In order to attend an Elation event, you first need to make a reservation, and your group is limited to four persons who must arrive at the venue together. Precautions are taken while in line, as groups are spaced out in a checkered pattern at least 6 feet apart. Masks are mandatory while moving throughout the venue, and once inside you must go immediately to your table to be seated. If you do need to leave your seat to use the restroom, masks are again required, and they have strategically placed hand sanitizers throughout the venue.
One of the downfalls of these types of events is that you are still not able to stand up at your seat location and dance around to the music, but attendee Codie Early says, “It’s not live music in the way we want it, but it fills the void.” There is definitely a market for people who are trying to go and get some sort of normalcy from enjoying live music while taking the necessary mandated precautions. Codie continues saying there was “never a moment where I felt ‘damn maybe I shouldn’t be doing this right now.’ ”
This is a relatively new concept that only a few venues around the country are doing. Normally what would be a 900-person capacity venue is now limited to only 150 people inside at any time. These businesses have been struggling since lockdown, so for them, even a baby step back is still a step towards recovery.

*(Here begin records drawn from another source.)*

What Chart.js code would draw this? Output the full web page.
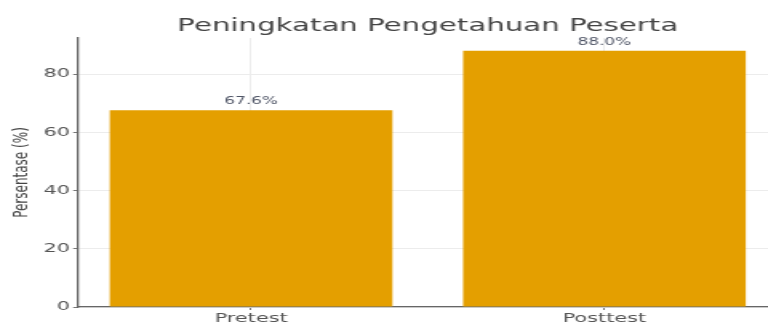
<!DOCTYPE html>
<html>
<head>
<meta charset="utf-8">
<script src="https://cdn.jsdelivr.net/npm/chart.js@4"></script>
<style>
  html, body { margin: 0; padding: 0; background: #fff; overflow: hidden; width: 768px; height: 325px; }
  #wrap { width: 486px; height: 325px; transform: scale(1.6, 1); transform-origin: 0 0; }
</style>
</head>
<body>
<div id="wrap"><canvas id="grafico"></canvas></div>
<script>
// datos del grafico
const categorias = ['Pretest', 'Posttest'];
const persentase = [67.6, 88.0];
const ticksY = [0, 20, 40, 60, 80];
const titulo = 'Peningkatan Pengetahuan Peserta';

const colorBarra = '#E49F00';
const colorTexto = '#555555';

// titulo centrado sobre el area del grafico y etiquetas encima de las barras
const etiquetas = {
    id: 'etiquetas',
    afterDatasetsDraw(chart) {
        const ctx = chart.ctx;
        const area = chart.chartArea;
        const meta = chart.getDatasetMeta(0);
        ctx.save();
        ctx.font = '18.3px "DejaVu Sans"';
        ctx.fillStyle = '#444444';
        ctx.textAlign = 'center';
        ctx.textBaseline = 'middle';
        ctx.fillText(titulo, (area.left + area.right) / 2, 26.5);
        ctx.font = '10.5px "DejaVu Sans"';
        ctx.fillStyle = '#4f5566';
        meta.data.forEach((barra, i) => {
            ctx.fillText(persentase[i].toFixed(1) + '%', barra.x, barra.y - 9);
        });
        ctx.restore();
    }
};

let canvasG = document.getElementById('grafico').getContext('2d');
let datos = {
    datasets: [{
        label: 'Persentase',
        data: persentase.map((v, i) => ({x: i, y: v})),
        backgroundColor: colorBarra,
        borderWidth: 0,
        barPercentage: 0.8,
        categoryPercentage: 1.0
    }]
};
let opciones = {
    responsive: true,
    maintainAspectRatio: false,
    animation: false,
    layout: { padding: { top: 38, left: 0, right: 0, bottom: 0 } },
    plugins: {
        legend: { display: false },
        tooltip: { enabled: false },
        title: { display: false }
    },
    scales: {
        x: {
            type: 'linear',
            offset: false,
            min: -0.49,
            max: 1.49,
            afterBuildTicks: (scale) => { scale.ticks = categorias.map((c, i) => ({value: i})); },
            afterFit: (scale) => { scale.height = 18; },
            ticks: {
                color: colorTexto,
                font: { family: 'DejaVu Sans', size: 13 },
                padding: 1,
                maxRotation: 0,
                callback: (v) => categorias[v]
            },
            grid: { offset: false, color: '#ececec', tickColor: '#777777', tickLength: 3 },
            border: { color: '#666666', width: 1.3 }
        },
        y: {
            min: 0,
            max: 92.4,
            afterBuildTicks: (scale) => { scale.ticks = ticksY.map(v => ({value: v})); },
            afterFit: (scale) => { scale.width = 48.75; },
            ticks: {
                color: colorTexto,
                font: { family: 'DejaVu Sans', size: 13 },
                padding: 2
            },
            grid: { color: '#ececec', tickColor: '#777777', tickLength: 3 },
            border: { color: '#666666', width: 1.3 },
            title: {
                display: true,
                text: 'Persentase (%)',
                color: '#444444',
                font: { family: 'DejaVu Sans', size: 12 },
                padding: { top: 7, bottom: 0 }
            }
        }
    }
};
let G = new Chart(canvasG, {
    type: 'bar',
    data: datos,
    options: opciones,
    plugins: [etiquetas]
});
</script>
</body>
</html>
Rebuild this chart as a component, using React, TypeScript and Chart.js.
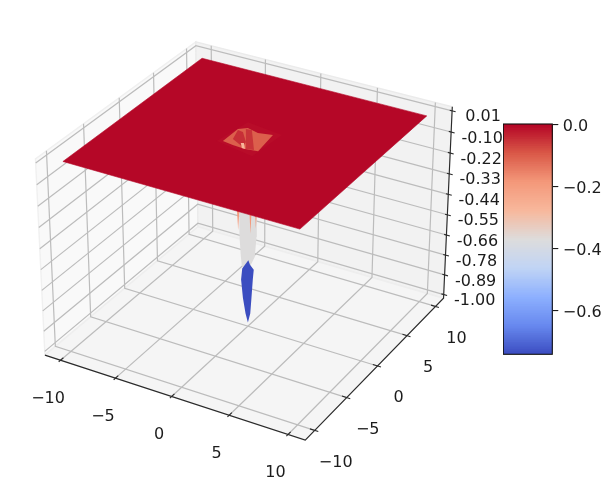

Attendance and space aren’t the only challenges they’ve been facing though. The biggest challenge right now has been getting agents to accept bookings. A lot of people are really worried about imagery right now and are concerned about the negative perception in the scene if they were to accept a gig, even if the hiring company has taken the maximum amount of precaution that’s possible. Christian estimates that most agents want to feel out the next four to six weeks to see how everything plays out.
Furthermore, entertainment companies have to deal with the frustrations of attendees that get upset for not being able to get up and dance. Elation’s top focus has been taking precautions and wants to make sure the venue is doing the same.
It’s a tough situation for everyone involved, and the industry understands there will be some pushback. When asked for a comment about the people who are still questioning whether or not events in any capacity should be happening right now, Christian said:
“We completely respect the fact that they don’t want to come out yet. Just know that at the end of the day we’ll do anything to maintain our good outlook to people, and when they’re ready to come out we’re more than happy to accept them. I know that it’s hard being away from all of the music and the people that we love, and I know that the music and scene is going to come back 10 times stronger and I can’t wait for that day.”